DNFBP refers to specific sectors and professions that, while not financial institutions, are recognised as being susceptible to being exploited for money laundering and terrorist financing purposes.

DNFBPs are not primarily engaged in financial activities but deal with money and assets that could potentially be used to launder money or finance terrorism.

They include Casinos or entities that engage in gaming and gambling activities, which involve significant cash transactions.

The global watchdog also wants Kenya to designate authority for the regulation of trusts and collection of accurate and up-to-date beneficial ownership information and implementing remedial actions for breaches of compliance with transparency requirements for legal persons and arrangements.

It also wants Kenya to improve the use and quality of financial intelligence products and increase Money Laundering and Terrorism Financing investigations and prosecutions in line with risks.

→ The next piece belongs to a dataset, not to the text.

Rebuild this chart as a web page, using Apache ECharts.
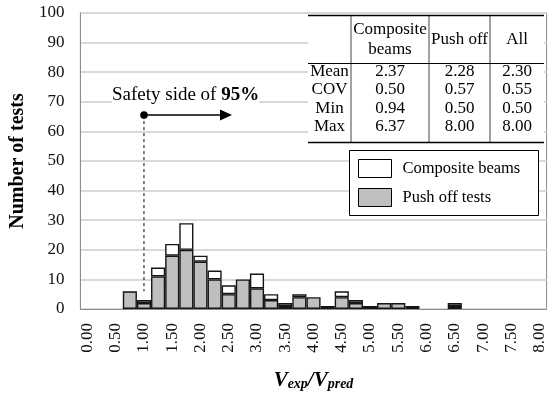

At the same time, it wants Kenya to revise the framework for NPO (Non-Profit Organisations) regulation and oversight. This will see Non-Governmental Organisations soon come under the radar of the government for their conduct.

Last week the National Treasury said it was committed to addressing the gaps identified by the global watchdog despite the harsh assessment.

“While there are still strategic deficiencies that require urgent attention, Kenya remains fully committed to implementing the FATF Action Plan comprehensively and expeditiously,” said Treasury Cabinet Secretary Prof Njuguna Ndung'u.